Budget cuts gave area tire recycling program a flat
But add tire recycling to the long list of casualties of the bad economy.
The Kentucky Division of Waste Management estimates that about 4 million scrap tires are generated annually in the state.
Their improper disposal is a public health and environmental problem, according to the Legislative Research Commission.
“Waste tires do not decompose, so placing whole tires in landfills is an ineffective solution,” the LRC said in a report.
A highly successful 2008 state program that provided the funding to promote tire recycling has been abandoned due to state budget cuts.
“There’s no money available,” said Daviess County Judge-Executive Reid Haire. “If tires come to us, they go into the landfill. There’s nothing else to do with them.”
In 2008, when the state partnered with Daviess County on a pilot program to recycle waste tires, more than 66,000 were turned in, Mike Hamilton, the county’s solid waste coordinator, recently said in the Messenger-Inquirer.
The seven-county Green River Area Development District at the time had been selected for a pilot project to clean up tires across the state.
Under the agreement, the state would select a contractor who would pick up full truckloads of tires from one or more collection sites in each county and recycle them.
In return, the counties would publicize the program and supply workers to unload tires at the collection sites.
Earlier this month, the state announced that counties “are being urged to apply for up to $3,000 each in waste tire removal and recycling grants.”
The money is being made available through the Department for Environmental Protection’s Division of Waste Management Waste Tire Trust Fund.
“It’s not a great deal of money,” Hamilton said. “That would pay for recycling about 1,000 passenger car tires.
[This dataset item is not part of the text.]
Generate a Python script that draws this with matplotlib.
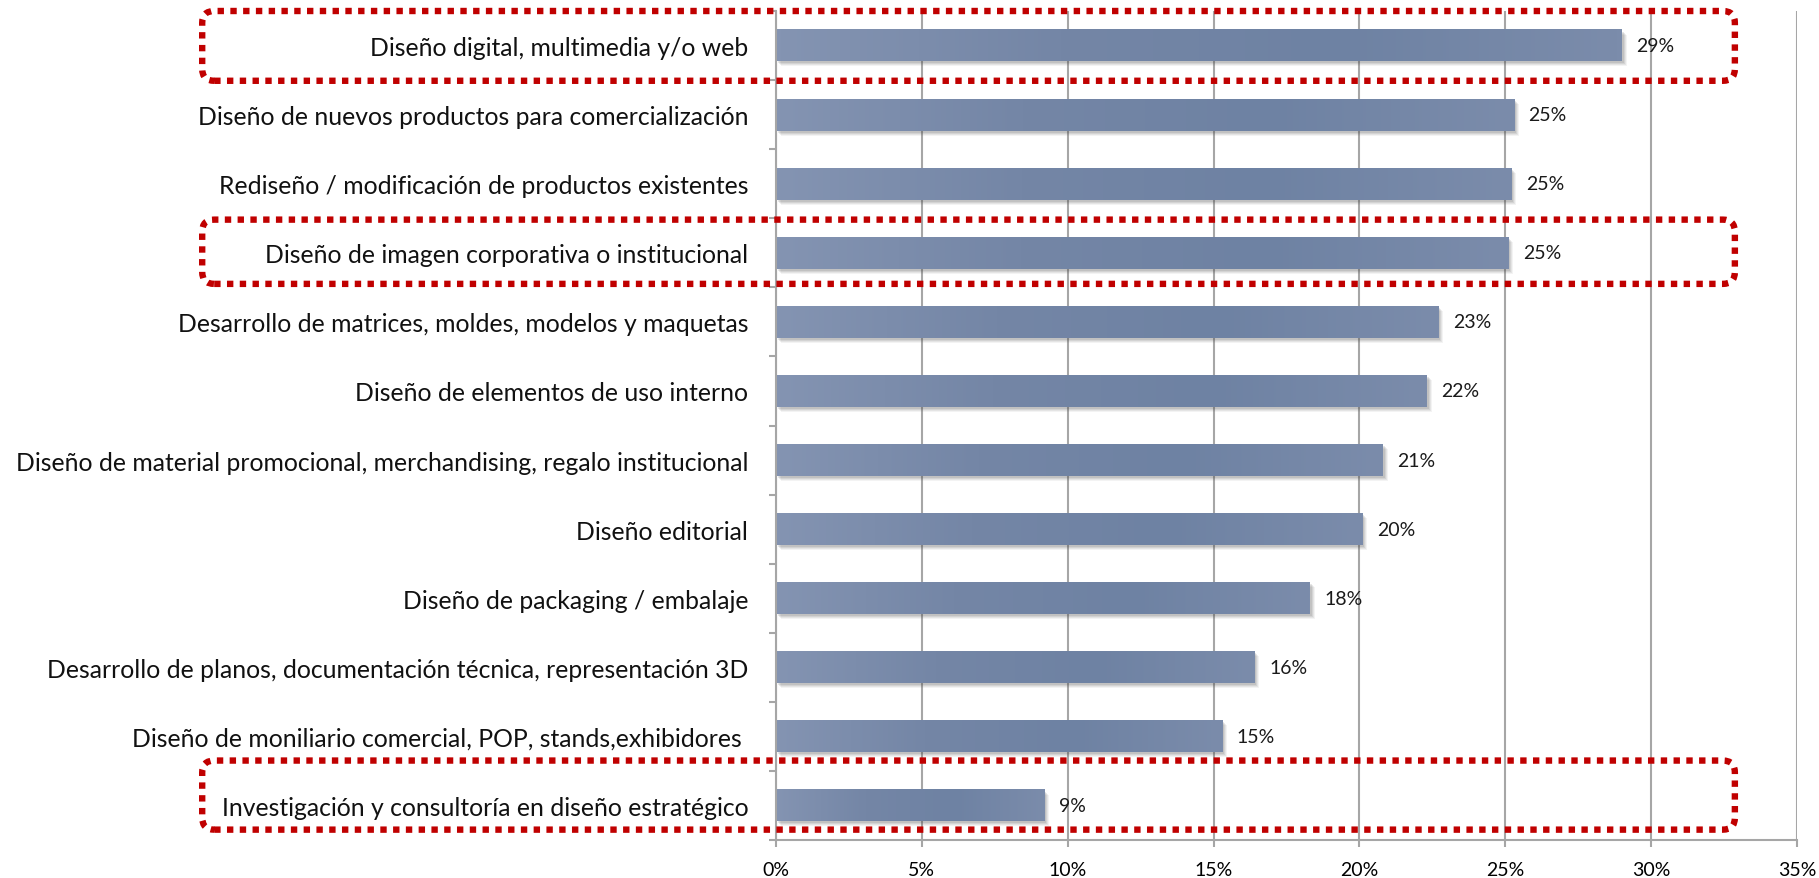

We’re still trying to figure out what we could do with $3,000.”
The state’s first tire amnesty program was launched in 1998, according to the LRC, with money for the program coming from a $1 fee tacked onto the sale of every new tire in the state.
Daviess County implemented the program in June 1999.
Approximately 300,000 used tires were collected at drop-off points around the county, shocking local officials who had expected far fewer tires.
In 2001, Owensboro Municipal Utilities began burning small chunks from used tires in a mixture of 2 percent tires and 98 percent coal.
The LRC says that since 1998, Kentucky’s waste tire program has managed to properly dispose of nearly 17 million tires.
But a recent LRC report on the issue says, “Kentucky’s success began to falter in 2007 as the economy began to weaken, prompting the state to begin re-examining internal budgets to find temporary fixes to fiscal deficits.
“Funding priorities within the cabinet began to change,” the report said. “More money was put into cabinet operations, such as personnel and operating expenditures, leaving less money to allocate to the waste tire program.”
In 2003, during the state’s second tire amnesty program, Daviess County took in more than 98,000 tires over three days.